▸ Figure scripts
----

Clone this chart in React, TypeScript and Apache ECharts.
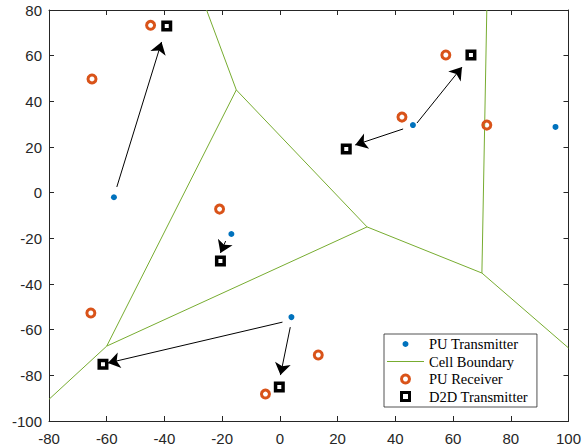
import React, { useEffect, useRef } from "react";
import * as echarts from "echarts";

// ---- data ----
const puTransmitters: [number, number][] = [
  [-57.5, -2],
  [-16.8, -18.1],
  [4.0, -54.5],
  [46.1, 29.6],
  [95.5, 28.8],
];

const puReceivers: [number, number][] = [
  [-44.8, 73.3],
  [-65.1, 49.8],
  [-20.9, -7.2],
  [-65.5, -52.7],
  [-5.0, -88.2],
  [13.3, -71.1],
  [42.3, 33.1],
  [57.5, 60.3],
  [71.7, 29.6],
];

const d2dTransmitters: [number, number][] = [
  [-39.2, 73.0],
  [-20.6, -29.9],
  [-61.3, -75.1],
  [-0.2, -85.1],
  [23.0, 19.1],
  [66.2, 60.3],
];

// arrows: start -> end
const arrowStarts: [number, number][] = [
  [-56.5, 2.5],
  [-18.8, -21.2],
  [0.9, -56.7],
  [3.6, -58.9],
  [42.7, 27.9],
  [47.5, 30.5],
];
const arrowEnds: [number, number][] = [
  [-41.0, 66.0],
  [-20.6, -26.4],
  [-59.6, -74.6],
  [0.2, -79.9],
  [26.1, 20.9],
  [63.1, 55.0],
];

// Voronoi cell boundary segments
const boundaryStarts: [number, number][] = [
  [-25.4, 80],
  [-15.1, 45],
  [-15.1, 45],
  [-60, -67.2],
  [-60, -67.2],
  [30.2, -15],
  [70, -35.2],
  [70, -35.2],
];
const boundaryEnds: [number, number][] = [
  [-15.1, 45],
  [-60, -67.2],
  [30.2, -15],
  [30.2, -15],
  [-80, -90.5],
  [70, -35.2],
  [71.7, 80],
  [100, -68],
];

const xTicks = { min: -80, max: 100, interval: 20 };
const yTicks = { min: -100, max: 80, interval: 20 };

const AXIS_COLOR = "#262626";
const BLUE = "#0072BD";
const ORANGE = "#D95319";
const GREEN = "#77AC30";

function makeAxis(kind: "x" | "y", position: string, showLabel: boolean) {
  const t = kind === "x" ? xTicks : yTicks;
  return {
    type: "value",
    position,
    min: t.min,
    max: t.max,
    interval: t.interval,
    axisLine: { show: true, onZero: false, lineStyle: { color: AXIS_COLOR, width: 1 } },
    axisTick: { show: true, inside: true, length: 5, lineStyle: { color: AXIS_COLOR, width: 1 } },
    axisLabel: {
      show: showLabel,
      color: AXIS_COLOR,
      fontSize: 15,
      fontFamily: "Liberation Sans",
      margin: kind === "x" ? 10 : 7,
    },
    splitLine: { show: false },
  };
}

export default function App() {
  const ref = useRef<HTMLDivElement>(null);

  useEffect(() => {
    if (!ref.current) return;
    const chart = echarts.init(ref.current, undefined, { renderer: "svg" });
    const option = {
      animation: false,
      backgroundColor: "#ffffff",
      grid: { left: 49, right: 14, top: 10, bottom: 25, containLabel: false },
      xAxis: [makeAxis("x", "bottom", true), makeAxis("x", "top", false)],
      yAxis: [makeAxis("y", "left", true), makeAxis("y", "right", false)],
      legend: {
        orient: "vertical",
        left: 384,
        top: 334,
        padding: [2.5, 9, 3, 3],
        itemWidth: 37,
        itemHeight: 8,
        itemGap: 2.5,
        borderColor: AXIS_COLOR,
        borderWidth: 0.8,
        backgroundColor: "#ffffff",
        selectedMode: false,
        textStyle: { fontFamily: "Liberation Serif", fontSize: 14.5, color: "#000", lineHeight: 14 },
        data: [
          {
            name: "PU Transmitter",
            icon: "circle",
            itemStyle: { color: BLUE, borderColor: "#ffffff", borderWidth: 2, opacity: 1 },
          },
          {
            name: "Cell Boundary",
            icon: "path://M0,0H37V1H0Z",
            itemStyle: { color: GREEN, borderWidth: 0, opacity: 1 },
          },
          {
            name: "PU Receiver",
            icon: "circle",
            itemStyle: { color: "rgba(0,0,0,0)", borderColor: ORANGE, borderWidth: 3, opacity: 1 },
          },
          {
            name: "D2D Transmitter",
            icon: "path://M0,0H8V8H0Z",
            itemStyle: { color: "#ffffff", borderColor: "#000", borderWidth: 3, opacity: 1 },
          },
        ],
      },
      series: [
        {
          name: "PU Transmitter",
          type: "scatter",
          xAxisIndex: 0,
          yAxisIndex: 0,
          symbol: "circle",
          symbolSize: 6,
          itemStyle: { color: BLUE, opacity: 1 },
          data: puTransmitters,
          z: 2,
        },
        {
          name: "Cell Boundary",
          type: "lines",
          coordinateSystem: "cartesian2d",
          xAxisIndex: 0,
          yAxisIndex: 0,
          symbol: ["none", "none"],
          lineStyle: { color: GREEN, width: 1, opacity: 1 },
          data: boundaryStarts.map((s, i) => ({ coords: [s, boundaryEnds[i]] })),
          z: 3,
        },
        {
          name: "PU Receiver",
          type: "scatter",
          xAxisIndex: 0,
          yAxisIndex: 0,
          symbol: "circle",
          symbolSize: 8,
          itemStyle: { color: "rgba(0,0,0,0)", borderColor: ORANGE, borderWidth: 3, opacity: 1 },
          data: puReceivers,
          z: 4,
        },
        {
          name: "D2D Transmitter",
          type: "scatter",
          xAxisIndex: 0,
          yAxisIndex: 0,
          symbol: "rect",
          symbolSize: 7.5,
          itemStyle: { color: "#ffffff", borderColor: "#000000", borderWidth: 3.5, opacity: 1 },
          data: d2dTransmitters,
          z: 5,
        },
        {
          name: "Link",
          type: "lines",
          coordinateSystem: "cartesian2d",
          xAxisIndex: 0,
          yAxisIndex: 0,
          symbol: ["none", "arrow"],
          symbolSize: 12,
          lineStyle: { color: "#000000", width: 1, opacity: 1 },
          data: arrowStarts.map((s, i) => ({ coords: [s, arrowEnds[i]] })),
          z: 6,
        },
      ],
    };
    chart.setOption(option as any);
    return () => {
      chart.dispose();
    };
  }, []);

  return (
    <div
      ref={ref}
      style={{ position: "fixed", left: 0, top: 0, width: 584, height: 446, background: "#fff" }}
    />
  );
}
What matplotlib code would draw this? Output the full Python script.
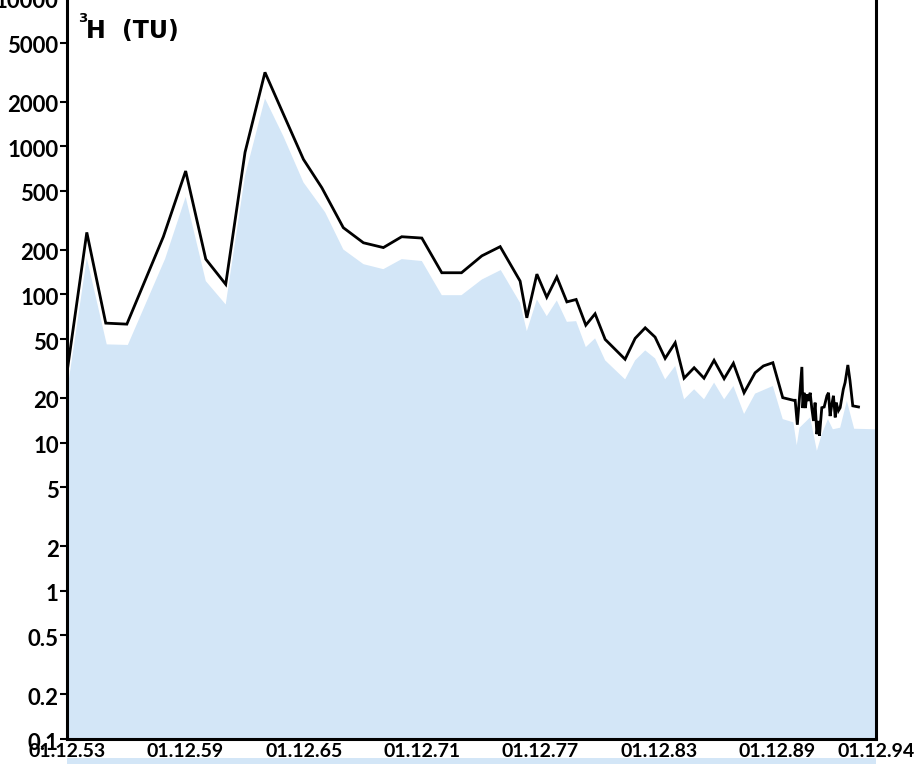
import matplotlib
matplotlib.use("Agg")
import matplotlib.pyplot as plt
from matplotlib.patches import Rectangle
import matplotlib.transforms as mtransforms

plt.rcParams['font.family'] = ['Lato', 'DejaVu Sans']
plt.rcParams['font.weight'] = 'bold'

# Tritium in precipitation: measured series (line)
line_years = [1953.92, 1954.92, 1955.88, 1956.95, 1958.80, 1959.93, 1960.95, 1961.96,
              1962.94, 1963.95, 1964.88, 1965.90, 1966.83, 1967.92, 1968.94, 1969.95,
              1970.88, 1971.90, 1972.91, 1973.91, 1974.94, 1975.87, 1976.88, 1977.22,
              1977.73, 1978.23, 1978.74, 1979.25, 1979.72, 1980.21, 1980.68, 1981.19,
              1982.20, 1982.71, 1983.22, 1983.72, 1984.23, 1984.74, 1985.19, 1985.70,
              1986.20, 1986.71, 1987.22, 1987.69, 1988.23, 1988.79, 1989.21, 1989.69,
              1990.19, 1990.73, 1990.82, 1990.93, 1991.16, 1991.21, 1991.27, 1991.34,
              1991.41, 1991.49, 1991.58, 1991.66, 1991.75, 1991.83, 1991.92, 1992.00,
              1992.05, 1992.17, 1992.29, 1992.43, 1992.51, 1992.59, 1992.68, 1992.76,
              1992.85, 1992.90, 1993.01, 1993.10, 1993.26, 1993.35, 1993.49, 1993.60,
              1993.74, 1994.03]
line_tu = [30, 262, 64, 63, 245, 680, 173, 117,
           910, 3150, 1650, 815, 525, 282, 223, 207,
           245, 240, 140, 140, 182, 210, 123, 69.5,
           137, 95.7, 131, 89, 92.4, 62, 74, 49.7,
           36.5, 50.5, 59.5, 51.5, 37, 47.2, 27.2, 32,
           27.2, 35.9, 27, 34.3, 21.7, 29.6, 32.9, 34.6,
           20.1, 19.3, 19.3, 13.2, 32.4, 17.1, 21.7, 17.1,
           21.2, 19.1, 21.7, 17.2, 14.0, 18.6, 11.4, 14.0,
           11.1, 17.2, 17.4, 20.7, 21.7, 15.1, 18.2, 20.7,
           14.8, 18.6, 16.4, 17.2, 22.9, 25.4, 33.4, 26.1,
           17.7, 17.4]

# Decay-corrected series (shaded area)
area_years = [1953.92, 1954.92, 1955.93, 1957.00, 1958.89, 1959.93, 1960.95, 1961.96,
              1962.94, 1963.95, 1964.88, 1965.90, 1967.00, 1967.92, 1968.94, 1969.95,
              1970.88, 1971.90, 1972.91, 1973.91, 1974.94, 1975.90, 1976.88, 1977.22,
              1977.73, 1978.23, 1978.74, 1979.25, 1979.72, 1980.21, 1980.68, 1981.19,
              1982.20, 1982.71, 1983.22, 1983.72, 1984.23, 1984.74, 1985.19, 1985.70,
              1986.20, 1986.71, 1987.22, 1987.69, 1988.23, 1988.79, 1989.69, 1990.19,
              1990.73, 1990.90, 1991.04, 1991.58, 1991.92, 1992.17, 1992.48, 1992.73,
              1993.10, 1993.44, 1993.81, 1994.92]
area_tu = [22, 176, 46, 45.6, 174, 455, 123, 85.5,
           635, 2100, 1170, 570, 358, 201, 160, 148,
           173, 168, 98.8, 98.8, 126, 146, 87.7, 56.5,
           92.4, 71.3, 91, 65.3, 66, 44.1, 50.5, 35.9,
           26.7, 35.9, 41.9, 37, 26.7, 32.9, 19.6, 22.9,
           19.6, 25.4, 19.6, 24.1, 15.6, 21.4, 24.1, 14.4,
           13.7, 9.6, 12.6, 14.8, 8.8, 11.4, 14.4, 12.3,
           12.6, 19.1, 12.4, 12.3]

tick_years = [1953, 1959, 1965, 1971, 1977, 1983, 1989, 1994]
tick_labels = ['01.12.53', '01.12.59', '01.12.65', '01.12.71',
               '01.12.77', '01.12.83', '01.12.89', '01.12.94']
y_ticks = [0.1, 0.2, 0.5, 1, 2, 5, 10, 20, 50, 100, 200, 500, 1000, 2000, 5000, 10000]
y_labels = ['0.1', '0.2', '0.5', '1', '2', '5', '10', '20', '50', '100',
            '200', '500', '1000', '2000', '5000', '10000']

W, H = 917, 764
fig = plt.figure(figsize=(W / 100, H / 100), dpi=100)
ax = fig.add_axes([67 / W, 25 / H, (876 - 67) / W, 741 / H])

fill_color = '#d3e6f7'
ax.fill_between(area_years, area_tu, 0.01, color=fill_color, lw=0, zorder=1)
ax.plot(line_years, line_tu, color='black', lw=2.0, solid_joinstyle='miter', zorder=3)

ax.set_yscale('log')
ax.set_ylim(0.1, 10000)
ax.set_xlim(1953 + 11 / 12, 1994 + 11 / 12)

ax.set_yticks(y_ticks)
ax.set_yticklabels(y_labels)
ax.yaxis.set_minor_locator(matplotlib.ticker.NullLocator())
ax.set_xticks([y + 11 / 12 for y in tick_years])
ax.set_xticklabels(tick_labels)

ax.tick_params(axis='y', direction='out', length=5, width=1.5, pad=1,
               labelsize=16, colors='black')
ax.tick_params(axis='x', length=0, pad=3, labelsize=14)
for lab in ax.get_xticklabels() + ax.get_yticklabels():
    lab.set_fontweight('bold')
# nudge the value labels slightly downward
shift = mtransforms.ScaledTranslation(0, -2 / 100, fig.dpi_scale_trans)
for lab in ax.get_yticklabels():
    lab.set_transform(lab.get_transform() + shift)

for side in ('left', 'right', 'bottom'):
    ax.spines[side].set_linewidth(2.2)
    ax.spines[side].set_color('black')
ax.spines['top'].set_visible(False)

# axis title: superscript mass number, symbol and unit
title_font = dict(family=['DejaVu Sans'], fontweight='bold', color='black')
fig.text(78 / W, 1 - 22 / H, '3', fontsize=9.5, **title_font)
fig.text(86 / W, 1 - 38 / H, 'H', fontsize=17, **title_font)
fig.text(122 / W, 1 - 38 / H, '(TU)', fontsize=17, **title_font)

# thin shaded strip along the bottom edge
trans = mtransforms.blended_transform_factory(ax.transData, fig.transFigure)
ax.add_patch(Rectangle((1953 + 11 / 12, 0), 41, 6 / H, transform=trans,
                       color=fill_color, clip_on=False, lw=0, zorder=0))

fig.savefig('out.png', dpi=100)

----

In the records above, find the line with "What matplotlib code" and the line with "import matplotlib.transforms as mtransforms", then restate word for word only those two lines and all lines between, omitting pictures.

What matplotlib code would draw this? Output the full Python script.
import matplotlib
matplotlib.use("Agg")
import matplotlib.pyplot as plt
from matplotlib.patches import Rectangle
import matplotlib.transforms as mtransforms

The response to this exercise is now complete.